O mundo só vai voltar a crescer se houver gasto com infra. Isso só será possível se enfrentarmos o lobby daqueles que discursam lindamente em prol da defesa da natureza para garantir seu lugar no céu, enquanto impedem o desenvolvimento econômico e aumentam a desigualdade social.
Veja o resultado do encontro do G7. O presidente francês tentou elevar a retórica contra o desmatamento e se capitanear em cima do problema. Se fôssemos medir pelo discurso da imprensa, “o Brasil teria chegado à reunião humilhado e logo sofreria sanções, possivelmente quebrando-se o acordo UE-Mercosul”. Conclusão? Macron saiu isolado, os países do G7 se comprometeram a ajudar no combate às queimadas na Amazônia com recursos e Angela Merkel saiu dizendo que ligará para o presidente Bolsonaro “para que ele não pensasse que nós queremos atrapalhar e, sim, ajudar”. Final positivo para o Brasil, em especial para o nosso agronegócio, que estava ameaçado de sofrer retaliações.
Resumo da história: se houver queda dos ativos de risco brasileiros por conta de preocupação com a Amazônia, entendo que se configura uma oportunidade de compra. Nada como a análise fundamentalista de Elvis Presley: “A little less conversation, a little more action”.
Já a segunda questão — a Guerra Comercial — me deixa mais preocupado. Uma análise racional da situação possivelmente apontaria para uma resolução construtiva da coisa. EUA e China são grandes parceiros comerciais e a elevação cruzada de tarifas fere os dois países. Em adição, Donald Trump sabe que uma escalada adicional das tensões levaria a economia norte-americana direto para a recessão e o S&P para o bear market em 2023, às vésperas da eleição, o que acabaria com suas chances de se reeleger. Então, o mais provável ainda parece ser o caminho da racionalidade.
Contudo, lembrar da Teoria dos Jogos e de seu clássico Dilema do Prisioneiro pode nos ser útil. Atuando em prol do autointeresse e sem cooperação, decisões individuais podem, sim, levar a resultados econômicos subótimos — mais do que isso, a conclusões deletérias para todos os envolvidos.

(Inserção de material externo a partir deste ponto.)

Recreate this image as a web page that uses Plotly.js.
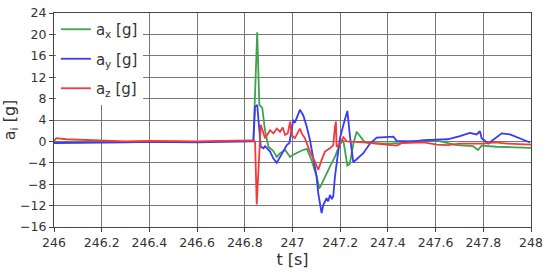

Está em jogo aqui a hegemonia política e tecnológica das próximas décadas, talvez de todo o século. Ainda que pareça uma disputa pessoal de Donald Trump (e não, eu não gosto de sua postura, de seu destempero e de sua truculência), o buraco aqui é muito mais embaixo. Até mesmo um presidente democrata nos EUA teria, cedo ou tarde, de enfrentar a ofensiva chinesa em prol da recuperação de sua hegemonia milenar contra a superpotência norte-americana dos séculos 20 e 21.
Como resultado, difícil esperar uma resolução ampla e definitiva para o conflito. Devemos ter avanços pontuais, combinados a retrocessos momentâneos, sem esticar demais a corda, mas também sem “zerar a pedra” das tarifas. Não estamos numa situação “tudo ou nada”, nem num jogo maniqueísta de bem contra o mal. Mais uma vez, estamos diante da imperiosa realidade, com os vícios e as virtudes humanas de sempre, suas ambivalências e a convivência de forças apolíneas e dionisíacas ao mesmo tempo.
Como navegar nesse equilíbrio instável? Primeiramente, com paciência e tolerância a volatilidade de curto prazo. Depois, combinando justamente todas as forças presentes à mesa. Vamos ter Bolsa e dólar ao mesmo tempo; juro longo e ouro. A julgar pelo comportamento da crise corrente, também devemos considerar ter um pouco (não passar de 1 por cento) de criptomoedas em nosso portfólio. A ideia de usar o bitcoin como hedge tem crescido na minha cabeça. “Ora, mas você mesmo já criticou isso.” Sim, é verdade. Quando as coisas mudam, eu mudo. No mindset flexível e de crescimento, o indivíduo está sempre aprendendo. Você viu o comportamento do bitcoin hoje de manhãzinha, quando o mundo parecia acabar?